Reading the indictment

The trial of the suspected members of the November 17 terrorist gang was expected to arouse passions as it got under way. It was expected to provoke heated debate between those who claim N17’s crimes were politically motivated (and therefore, to be tried by a court of judges and jurors) and those who see murder and robbery as common crimes that should be tried by the three-judge court now hearing the case. But this key issue still has to be discussed. The first three days were taken up with the reading of the indictments against the 19 defendants, their objections to the bulletproof glass enclosure protecting them on three sides (which has been dismantled), and the debate as to whether there should be live television coverage (the court will rule today). All this was expected.
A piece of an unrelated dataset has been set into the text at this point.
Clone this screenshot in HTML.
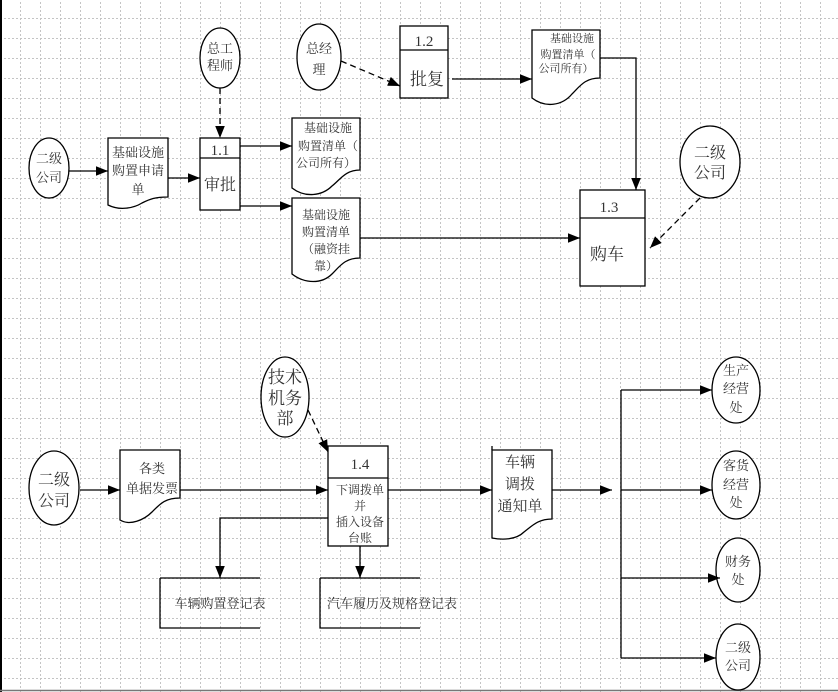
<!DOCTYPE html>
<html><head><meta charset="utf-8"><style>
html,body{margin:0;padding:0;background:#fff;}
svg{display:block;font-family:"Liberation Serif","Noto Serif CJK SC","Noto Sans CJK SC",serif;}
text{fill:#333;}
</style></head><body>
<svg width="838" height="692" viewBox="0 0 838 692" xmlns="http://www.w3.org/2000/svg">
<defs>
<pattern id="g" width="20" height="20" patternUnits="userSpaceOnUse" x="0" y="18">
<path d="M0 0.5H20M0.5 0V20" stroke="#c4c4c4" stroke-width="1" stroke-dasharray="2,2" fill="none"/>
</pattern>
<marker id="b" viewBox="0 0 10 10" refX="10" refY="5" markerWidth="12" markerHeight="12" markerUnits="userSpaceOnUse" orient="auto"><path d="M0 1L10 5L0 9z" fill="#000"/></marker>
</defs>
<rect width="838" height="692" fill="url(#g)"/>
<line x1="1" y1="0" x2="1" y2="692" stroke="#000" stroke-width="2"/>
<line x1="0" y1="690.5" x2="838" y2="690.5" stroke="#777" stroke-width="1.5"/>

<g stroke="#000" stroke-width="1.3" fill="#fff">
<ellipse cx="49" cy="168" rx="20" ry="30"/>
<ellipse cx="220" cy="58" rx="20" ry="30"/>
<ellipse cx="319" cy="57" rx="22" ry="33"/>
<ellipse cx="710" cy="162" rx="30" ry="36"/>
<path d="M108 138H168V197C155 197 150 199 142 203C134 208 120 211 108 205Z"/>
<rect x="200" y="138" width="40" height="72"/>
<line x1="200" y1="158" x2="240" y2="158"/>
<path d="M292 118H360V170C345 170 340 180 332 186C322 196 305 198 292 188Z"/>
<path d="M292 198H360V258C345 258 340 266 332 274C322 284 305 284 292 274Z"/>
<rect x="400" y="26" width="48" height="72"/>
<line x1="400" y1="50" x2="448" y2="50"/>
<path d="M532 30H600V78C585 78 580 86 572 94C562 106 545 108 532 98Z"/>
<rect x="580" y="190" width="65" height="96"/>
<line x1="580" y1="218" x2="645" y2="218"/>
<ellipse cx="285" cy="397" rx="24" ry="40"/>
<ellipse cx="54" cy="488" rx="25" ry="37"/>
<path d="M120 450H180V498C165 498 160 504 152 512C144 520 130 526 120 520Z"/>
<rect x="328" y="446" width="60" height="100"/>
<line x1="328" y1="478" x2="388" y2="478"/>
<path d="M492 450H552V519C538 519 532 526 524 532C516 540 502 540 492 538Z"/>
<line x1="492" y1="446" x2="492" y2="450"/>
<ellipse cx="736" cy="390" rx="24" ry="33"/>
<ellipse cx="736" cy="485" rx="24" ry="34"/>
<ellipse cx="738" cy="570" rx="22" ry="32"/>
<ellipse cx="738" cy="657" rx="22" ry="33"/>
</g>
<g stroke="#000" stroke-width="1.3" fill="none">
<path d="M160 578H260M160 578V628H260"/>
<path d="M320 578H420M320 578V628H420"/>
</g>

<g stroke="#000" stroke-width="1.3" fill="none" marker-end="url(#b)">
<line x1="69" y1="171" x2="108" y2="171"/>
<line x1="168" y1="178" x2="200" y2="178"/>
<line x1="240" y1="146" x2="292" y2="146"/>
<line x1="240" y1="206" x2="292" y2="206"/>
<line x1="360" y1="238" x2="580" y2="238"/>
<line x1="452" y1="79" x2="532" y2="79"/>
<path d="M600 58H636V190"/>
<line x1="80" y1="490" x2="120" y2="490"/>
<line x1="180" y1="490" x2="328" y2="490"/>
<line x1="388" y1="490" x2="492" y2="490"/>
<line x1="552" y1="490" x2="612" y2="490"/>
<path d="M328 518H220V578"/>
<line x1="360" y1="546" x2="360" y2="578"/>
<path d="M621 390H712"/>
<path d="M621 490H712"/>
<path d="M621 578H720"/>
<path d="M621 658H716"/>
</g>
<line x1="621" y1="390" x2="621" y2="658" stroke="#000" stroke-width="1.3"/>
<g stroke="#000" stroke-width="1.3" fill="none" stroke-dasharray="6,4" marker-end="url(#b)">
<line x1="220" y1="88" x2="220" y2="138"/>
<line x1="341" y1="61" x2="400" y2="86"/>
<line x1="700" y1="198" x2="650" y2="248"/>
<line x1="308" y1="410" x2="328" y2="452"/>
</g>

<g font-size="13" text-anchor="middle">
<text x="49" y="163">二级</text><text x="49" y="182">公司</text>
<text x="220" y="53">总工</text><text x="220" y="70">程师</text>
<text x="319" y="53">总经</text><text x="319" y="74">理</text>
<text x="138" y="157">基础设施</text><text x="138" y="175">购置申请</text><text x="138" y="194">单</text>
<text x="220" y="155" font-size="15">1.1</text>
<text x="220" y="190" font-size="16">审批</text>
<text x="328" y="132" font-size="12">基础设施</text><text x="328" y="150" font-size="12">购置清单（</text><text x="326" y="167" font-size="12">公司所有）</text>
<text x="326" y="219" font-size="12">基础设施</text><text x="326" y="236" font-size="12">购置清单</text><text x="326" y="253" font-size="12">（融资挂</text><text x="326" y="270" font-size="12">靠）</text>
<text x="424" y="46" font-size="15">1.2</text>
<text x="427" y="85" font-size="17">批复</text>
<text x="572" y="42" font-size="11">基础设施</text><text x="568" y="58" font-size="11">购置清单（</text><text x="566" y="72" font-size="11">公司所有）</text>
<text x="609" y="212" font-size="15">1.3</text>
<text x="607" y="260" font-size="17">购车</text>
<text x="710" y="158" font-size="16">二级</text><text x="710" y="178" font-size="16">公司</text>
<text x="285" y="383" font-size="17">技术</text><text x="285" y="404" font-size="17">机务</text><text x="285" y="424" font-size="17">部</text>
<text x="54" y="485" font-size="16">二级</text><text x="54" y="506" font-size="16">公司</text>
<text x="152" y="473">各类</text><text x="152" y="493">单据发票</text>
<text x="360" y="469" font-size="15">1.4</text>
<text x="360" y="494" font-size="12">下调拨单</text><text x="360" y="510" font-size="12">并</text><text x="360" y="526" font-size="12">插入设备</text><text x="360" y="542" font-size="12">台账</text>
<text x="520" y="467" font-size="15">车辆</text><text x="520" y="489" font-size="15">调拨</text><text x="520" y="511" font-size="15">通知单</text>
<text x="220" y="608">车辆购置登记表</text>
<text x="392" y="608">汽车履历及规格登记表</text>
<text x="736" y="375">生产</text><text x="736" y="393">经营</text><text x="736" y="412">处</text>
<text x="736" y="470">客货</text><text x="736" y="489">经营</text><text x="736" y="507">处</text>
<text x="738" y="566">财务</text><text x="738" y="584">处</text>
<text x="738" y="652">二级</text><text x="738" y="670">公司</text>
</g>
</svg>
</body></html>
But, out of the blue, as if itching for a fight in which it could show its left-wing credentials, the government created the biggest political fracas surrounding the trial so far. It seized upon a comment by US Ambassador Thomas Miller to present him as questioning the success of the fight against terrorism and, therefore, both interfering in a domestic issue and contradicting earlier praise of the authorities’ success. What Miller told The New York Times on Monday regarding the defendants was: «My sense is that they represent the bulk of the operational element of the organization.» Instead of provoking an incident, Miller should have been accused only of stating what many others have said and what investigators believe. Because the indictment itself reads: «Alexandros Yotopoulos, Yiannis Serifis, Pavlos Serifis, Nikolaos Papanastasiou, Theologos Psaradellis and other persons still not known to investigators established the criminal organization of N17 and the other accused joined it.» At this highly charged time it will be best if all the talking is limited to the courtroom.